A big part of the blame goes to tax reform. I supported the reform, but in retrospect, it did not live up to its promises. The bill, passed as budget reconciliation in December 2017, did not lower tax revenues, but it did flatten them. At the same time, spending continued to increase (as it did every year under Trump).
Of course, the economy might have benefitted more from income tax reform if Trump had not started a tariff war just a month later. When it came to families and businesses keeping more of their money, tax reform gaveth and the trade wars tooketh away.
At any rate, a big part of the current debt mess can be pinned squarely on Republicans, but now they are hoping to shift the blame. The problem is that the continuing resolution and debt ceiling are not about new spending. They are about paying for things that we have already voted to spend money on.
Shutting down the government or allowing it to default will not cut spending. Instead, it would be like running up your credit card to the limit and then saying you need to save money so you won’t pay the bill.
My personal opinion is that Republicans should absolutely support both increasing the debt limit and funding the government, but they should follow the John Boehner model and extract concessions for doing so. One of their aims should be to kill the “human infrastructure” bill.
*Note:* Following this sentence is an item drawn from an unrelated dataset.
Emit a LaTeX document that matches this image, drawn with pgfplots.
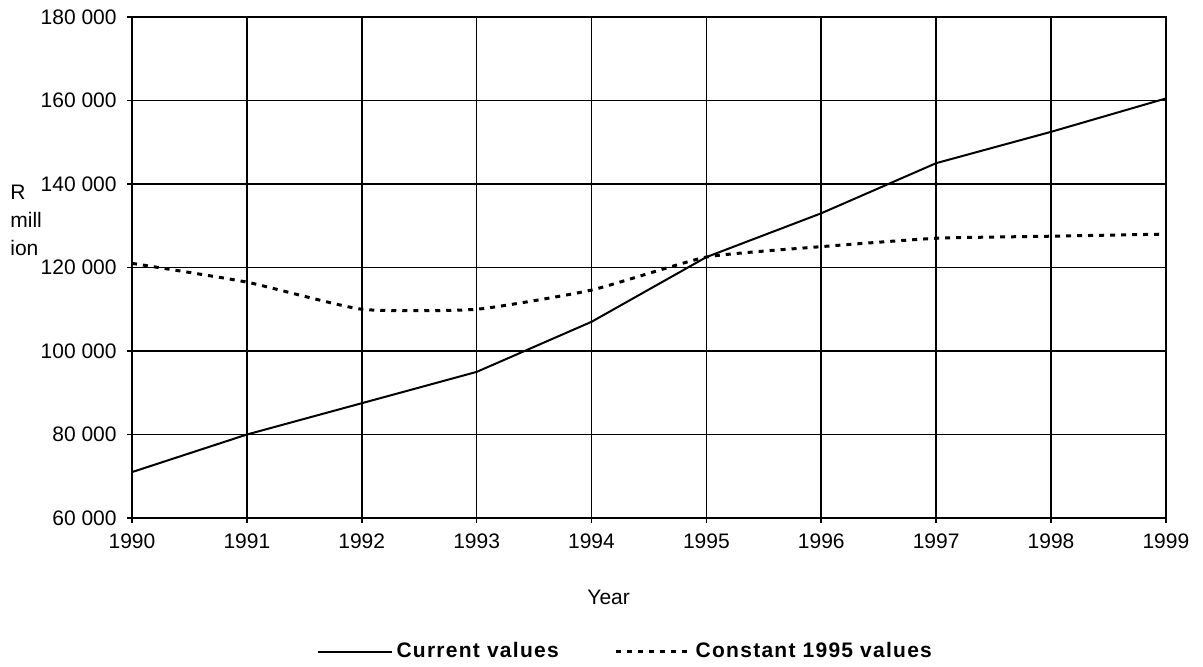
\documentclass[border=0pt]{standalone}
\usepackage{fontspec}
\setmainfont{Liberation Sans}
\usepackage{pgfplots}
\pgfplotsset{compat=1.18}

\begin{document}
\begin{tikzpicture}
    \begin{axis}[
            scale only axis,
            width=517pt,
            height=250.5pt,
            xmin=1990, xmax=1999,
            ymin=60000, ymax=180000,
            scaled x ticks=false,
            scaled y ticks=false,
            xtick={1990,...,1999},
            xticklabels={1990,1991,1992,1993,1994,1995,1996,1997,1998,1999},
            ytick={60000,80000,100000,120000,140000,160000,180000},
            yticklabels={60 000,80 000,100 000,120 000,140 000,160 000,180 000},
            tick align=outside,
            major tick length=2.5pt,
            tick style={black, line width=0.8pt},
            xtick pos=bottom, ytick pos=left,
            grid=major,
            grid style={black, line width=0.8pt},
            axis line style={black, line width=0.8pt},
            font=\fontsize{10.5}{12}\selectfont,
            yticklabel style={inner sep=0pt, xshift=-5pt},
            xticklabel style={inner sep=0pt, yshift=-5pt},
            xlabel={Year},
            xlabel style={at={(axis description cs:0.461,-0.158)}, anchor=center},
            legend columns=2,
            legend style={
                draw=none,
                at={(axis description cs:0.478,-0.267)},
                anchor=center,
                font=\fontsize{10.5}{12}\selectfont\bfseries\addfontfeatures{LetterSpace=6},
                /tikz/every even column/.append style={column sep=26pt},
                inner sep=0pt,
            },
            legend image code/.code={\draw[#1] (0pt,0pt) -- (37pt,0pt);},
            clip=false,
        ]

        % Current values
        \addplot[black, line width=1pt] coordinates {
            (1990,71000)
            (1991,80000)
            (1992,87500)
            (1993,95000)
            (1994,107000)
            (1995,122500)
            (1996,133000)
            (1997,145000)
            (1998,152500)
            (1999,160500)
        };
        \addlegendentry{Current values}

        % Constant 1995 values
        \addplot[black, line width=1.5pt, smooth, tension=0.3, dash pattern=on 2.5pt off 3pt] coordinates {
            (1990,121000)
            (1991,116500)
            (1992,110000)
            (1993,110000)
            (1994,114600)
            (1995,122500)
            (1996,125000)
            (1997,127000)
            (1998,127500)
            (1999,128000)
        };
        \addlegendentry{Constant 1995 values}

        \node[anchor=west, align=left, inner sep=0pt,
              font=\fontsize{10.5}{14}\selectfont]
            at (rel axis cs:-0.118,0.595) {R\\mill\\ion};

        \coordinate (sw) at (rel axis cs:0,0);
        \coordinate (ne) at (rel axis cs:1,1);
    \end{axis}
    \pgfresetboundingbox
    \path ([shift={(-66pt,-74pt)}]sw) rectangle ([shift={(18.5pt,8.5pt)}]ne);
\end{tikzpicture}
\end{document}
While I support the real infrastructure bill, I don’t support the $3.5 trillion progressive boondoggle. At best, it should be trimmed down to some of its more popular and bipartisan elements. My opinion for the past decade or so has been that a lot of stuff is nice to have but we just can’t afford it since we are $28 trillion in debt. Trimming the deficit, if not the debt itself, before we financially implode should be a national priority. A three-trillion Christmas list goes in the opposite direction.
But so do not funding the government and defaulting on the debt. Government shutdowns usually end up spending more money than would keeping the government open and defaulting on the debt would likely increase interest rates and affect the ability to service our debt. It might also spur our rivals into replacing the dollar as the world’s reserve currency, which would make our drunken sailor spending much more difficult and jeopardize both the US and the world economies.
Both parties should focus on what is best for the country, not for the party or its individual members. Right now, that is going to be avoiding a shutdown and a default. That also means not forcing through a massive spending bill along party lines.